Chico’s Deer Creek Resources created a gridded map of the town that Wallen’s team used to direct the placement of waddles—which ranged from basic erosion-control devices to those that absorbed metals and other contaminants. In 16 days, she said, they laid out 110,000 feet of waddles.

“What Carol’s team was able to do was huge,” said Michael Parker, an engineering geologist for the Central Valley Regional Water Quality Control Board who set out after the storm to test for contamination in local waterways. Like Wallen, his crew spanned various agencies, including the Department of Water Resources (DWR) and Caltrans. They agreed upon 10 testing sites, including a control site above the burn scar in Helltown and spanning down into the valley, and at Lime Saddle Marina.

Early testing revealed very little contamination, which showed that the erosion-control measures were working. As the winter storms progressed and the cleanup effort began, those test results showed growing amounts of contaminants, including heavy metals and chemicals, eventually prompting public health notices regarding creek water and shallow wells.

Given the Camp Fire’s proximity to and location upstream from Lake Oroville, a considerable amount of attention has been paid to groundwater and drinking water supplies.

From a groundwater perspective, Evan MacKinnon, an environmental scientist for DWR, said he and his team initially set out to determine any potential sources of groundwater contamination. They found plenty, mostly in the form of damaged well heads and septic systems. They prioritized sites alongside watersheds—there are over 2,000 burned structures along Butte Creek, for example.

“This was an urban fire,” Efseaff commented after the forum. “We have to characterize it that way—and look at man-made contaminants versus your normal redistribution of nutrients that happens after a normal forest fire. [Tuesday’s talk] made me think we should probably give those streams more room [away from structures], to keep contaminants out and keep them functioning well.”

Lake Oroville, part of the State Water Project, was a hot topic as well, and while some test results revealed contamination likely due to debris from the fire, they weren’t at levels that DWR determined to be harmful to human health. At the same time, Daniel Wisheropp, an environmental scientist with DWR, said, “We need to do more work to determine what can be attributed to the fire, versus what’s [naturally] in the lake.”

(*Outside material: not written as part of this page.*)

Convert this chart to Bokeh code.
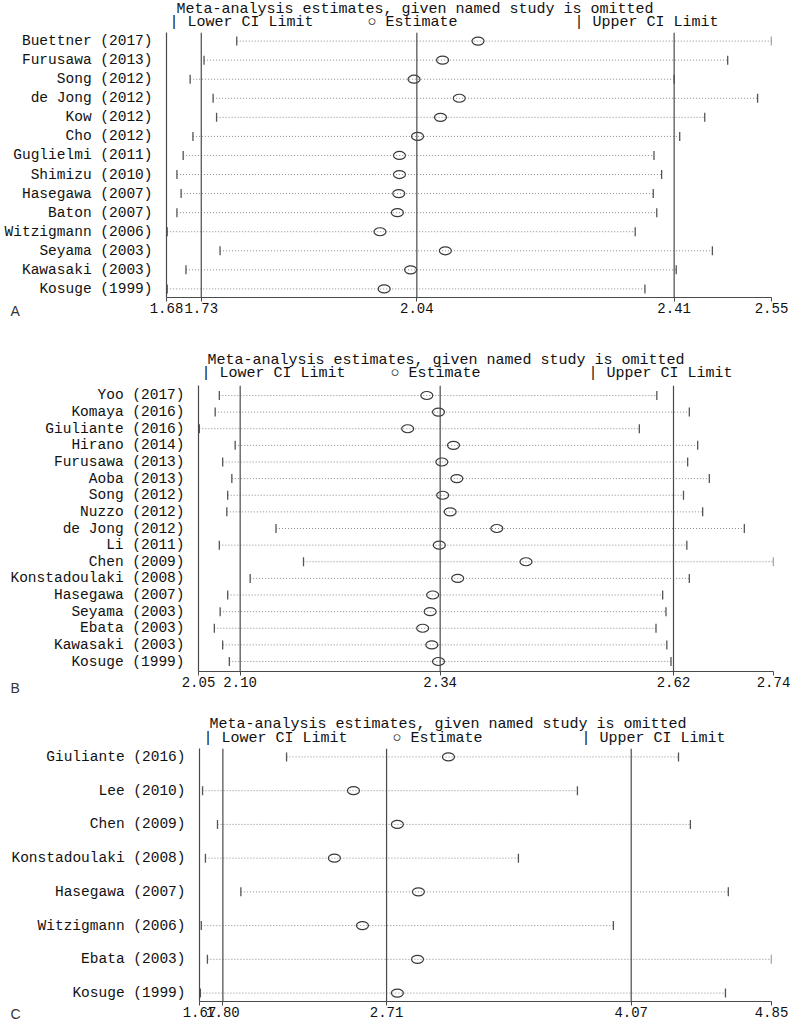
import math
from bokeh.plotting import figure
from bokeh.models import (ColumnDataSource, Range1d, FixedTicker, NumeralTickFormatter,
                          Span, Title)
from bokeh.embed import file_html
from bokeh.resources import INLINE

# ---------------- data ----------------
# Panel A
a_studies = ["Buettner (2017)", "Furusawa (2013)", "Song (2012)", "de Jong (2012)",
             "Kow (2012)", "Cho (2012)", "Guglielmi (2011)", "Shimizu (2010)",
             "Hasegawa (2007)", "Baton (2007)", "Witzigmann (2006)", "Seyama (2003)",
             "Kawasaki (2003)", "Kosuge (1999)"]
a_lower = [1.781, 1.734, 1.714, 1.747, 1.752, 1.718, 1.704, 1.695, 1.701, 1.695, 1.681, 1.757, 1.708, 1.681]
a_est = [2.128, 2.077, 2.036, 2.101, 2.074, 2.041, 2.015, 2.015, 2.014, 2.012, 1.987, 2.081, 2.031, 1.993]
a_upper = [2.55, 2.487, 2.41, 2.530, 2.454, 2.418, 2.381, 2.392, 2.380, 2.385, 2.354, 2.465, 2.413, 2.368]
a_overall = [1.73, 2.04, 2.41]
a_ticks = [1.68, 1.73, 2.04, 2.41, 2.55]

# Panel B
b_studies = ["Yoo (2017)", "Komaya (2016)", "Giuliante (2016)", "Hirano (2014)",
             "Furusawa (2013)", "Aoba (2013)", "Song (2012)", "Nuzzo (2012)",
             "de Jong (2012)", "Li (2011)", "Chen (2009)", "Konstadoulaki (2008)",
             "Hasegawa (2007)", "Seyama (2003)", "Ebata (2003)", "Kawasaki (2003)",
             "Kosuge (1999)"]
b_lower = [2.075, 2.070, 2.051, 2.094, 2.079, 2.090, 2.085, 2.084, 2.143, 2.075, 2.176, 2.112,
           2.085, 2.076, 2.069, 2.079, 2.087]
b_est = [2.324, 2.338, 2.301, 2.356, 2.342, 2.360, 2.343, 2.352, 2.408, 2.339, 2.443, 2.361,
         2.331, 2.328, 2.319, 2.330, 2.338]
b_upper = [2.600, 2.639, 2.579, 2.649, 2.637, 2.663, 2.632, 2.655, 2.705, 2.636, 2.74, 2.639,
           2.607, 2.611, 2.599, 2.612, 2.617]
b_overall = [2.10, 2.34, 2.62]
b_ticks = [2.05, 2.10, 2.34, 2.62, 2.74]

# Panel C
c_studies = ["Giuliante (2016)", "Lee (2010)", "Chen (2009)", "Konstadoulaki (2008)",
             "Hasegawa (2007)", "Witzigmann (2006)", "Ebata (2003)", "Kosuge (1999)"]
c_lower = [2.154, 1.687, 1.770, 1.703, 1.900, 1.680, 1.714, 1.675]
c_est = [3.054, 2.526, 2.770, 2.420, 2.887, 2.576, 2.882, 2.770]
c_upper = [4.333, 3.771, 4.399, 3.443, 4.610, 3.971, 4.85, 4.594]
c_overall = [1.80, 2.71, 4.07]
c_ticks = [1.67, 1.80, 2.71, 4.07, 4.85]

HEADER = "Meta-analysis estimates, given named study is omitted"
LEG_LO = "| Lower CI Limit"
LEG_EST = "\u25cb Estimate"
LEG_HI = "| Upper CI Limit"

MONO = "Liberation Mono"
SANS = "Liberation Sans"
TXT = "#111111"
AX = "#4a4a4a"
DOT = "#8a8a8a"
NB = "\u00a0"
W = 800


def panel(studies, lower, est, upper, overall, ticks, letter, g):
    n = len(studies)
    idx = list(range(n))
    src = ColumnDataSource(dict(y=idx, lo=lower, est=est, hi=upper))
    p = figure(width=W, height=g["h"], output_backend="svg", toolbar_location=None,
               x_range=Range1d(ticks[0], ticks[-1]),
               y_range=Range1d(n - 1 + g["pad"], -g["pad"]),
               min_border_left=g["bl"], min_border_right=W - g["bl"] - g["fw"],
               min_border_top=g["bt"], min_border_bottom=g["bb"])
    p.outline_line_color = None
    p.grid.visible = False
    p.background_fill_color = "white"
    p.border_fill_color = "white"

    for v in overall:
        p.add_layout(Span(location=v, dimension="height", line_color=AX, line_width=1.2))

    p.segment(x0="lo", y0="y", x1="hi", y1="y", source=src, line_color=DOT,
              line_width=1, line_dash="1 2")
    p.scatter(x="lo", y="y", source=src, marker="dash", angle=math.pi / 2, size=9,
              line_color="#555555", line_width=1.3)
    p.scatter(x="hi", y="y", source=src, marker="dash", angle=math.pi / 2, size=9,
              line_color="#555555", line_width=1.3)
    p.ellipse(x="est", y="y", width=12, height=8, width_units="screen", height_units="screen",
              source=src, fill_color="white", fill_alpha=0.0, line_color="#3a3a3a", line_width=1.2)

    # x axis
    xa = p.xaxis[0]
    xa.ticker = FixedTicker(ticks=ticks)
    xa.formatter = NumeralTickFormatter(format="0.00")
    xa.minor_tick_line_color = None
    xa.major_tick_out = 4
    xa.major_tick_in = 0
    xa.major_tick_line_color = AX
    xa.axis_line_color = AX
    xa.axis_line_width = 1.2
    xa.major_label_text_font = MONO
    xa.major_label_text_font_size = "14px"
    xa.major_label_text_color = TXT
    xa.major_label_standoff = 1

    # y axis
    ya = p.yaxis[0]
    ya.ticker = FixedTicker(ticks=idx)
    ya.major_label_overrides = {i: s for i, s in enumerate(studies)}
    ya.major_tick_line_color = None
    ya.major_tick_out = 0
    ya.major_tick_in = 0
    ya.minor_tick_line_color = None
    ya.axis_line_color = AX
    ya.axis_line_width = 1.2
    ya.major_label_text_font = MONO
    ya.major_label_text_font_size = "14.5px"
    ya.major_label_text_color = TXT
    ya.major_label_standoff = 14

    legend_text = LEG_LO + NB * g["s1"] + LEG_EST + NB * g["s2"] + LEG_HI
    p.add_layout(Title(text=legend_text, align="left", offset=g["lo"], standoff=g["gs"],
                       text_font=MONO, text_font_size="15px", text_font_style="normal",
                       text_color=TXT), "above")
    p.add_layout(Title(text=HEADER, align="left", offset=g["hx"], standoff=g["hs"],
                       text_font=MONO, text_font_size="15px", text_font_style="normal",
                       text_color=TXT), "above")
    p.add_layout(Title(text=letter, align="left", offset=g["lx"], standoff=g["ls"],
                       vertical_align="top",
                       text_font=SANS, text_font_size="14px", text_font_style="normal",
                       text_color="#333333"), "below")
    return p


gA = dict(h=330, bl=166, fw=605, bt=32, bb=33, pad=0.45,
          hx=10, hs=-17, gs=4, lo=3, s1=6, s2=13, lx=-156, ls=-26)
gB = dict(h=371, bl=198, fw=575, bt=55, bb=30, pad=0.6,
          hx=9, hs=-21, gs=8, lo=3, s1=5, s2=12, lx=-188, ls=-20)
gC = dict(h=324, bl=199, fw=572, bt=47, bb=24, pad=0.25,
          hx=10, hs=-15, gs=4, lo=4, s1=5, s2=11, lx=-189, ls=-28)

pA = panel(a_studies, a_lower, a_est, a_upper, a_overall, a_ticks, "A", gA)
pB = panel(b_studies, b_lower, b_est, b_upper, b_overall, b_ticks, "B", gB)
pC = panel(c_studies, c_lower, c_est, c_upper, c_overall, c_ticks, "C", gC)

open("out.html", "w").write(file_html((pA, pB, pC), INLINE))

Paradise Irrigation District Manager Kevin Phillips explained his agency’s response Tuesday, which he characterized as ever-changing. The town still has a do-not-drink order in place and solving the problem of contaminated pipelines will take years. Twelve percent of PID’s main lines are contaminated, Phillips reported, and test results have been completely random—positive for benzene and other elements at one address and clear next door.

“We’re on the precipice of finding a game plan to clear this,” he said, but PID has a gross deficit due to losing 90 percent of its paying customer base. He’s hoping to get funding to replace most—if not all—the contaminated plastic piping throughout the water system. He’s also hoping to release guidelines on how to test plumbing inside standing structures within the next week or so.

“We’re really in uncharted territory,” Efseaff summed up. “We’re going to learn a lot during this experience for the future.”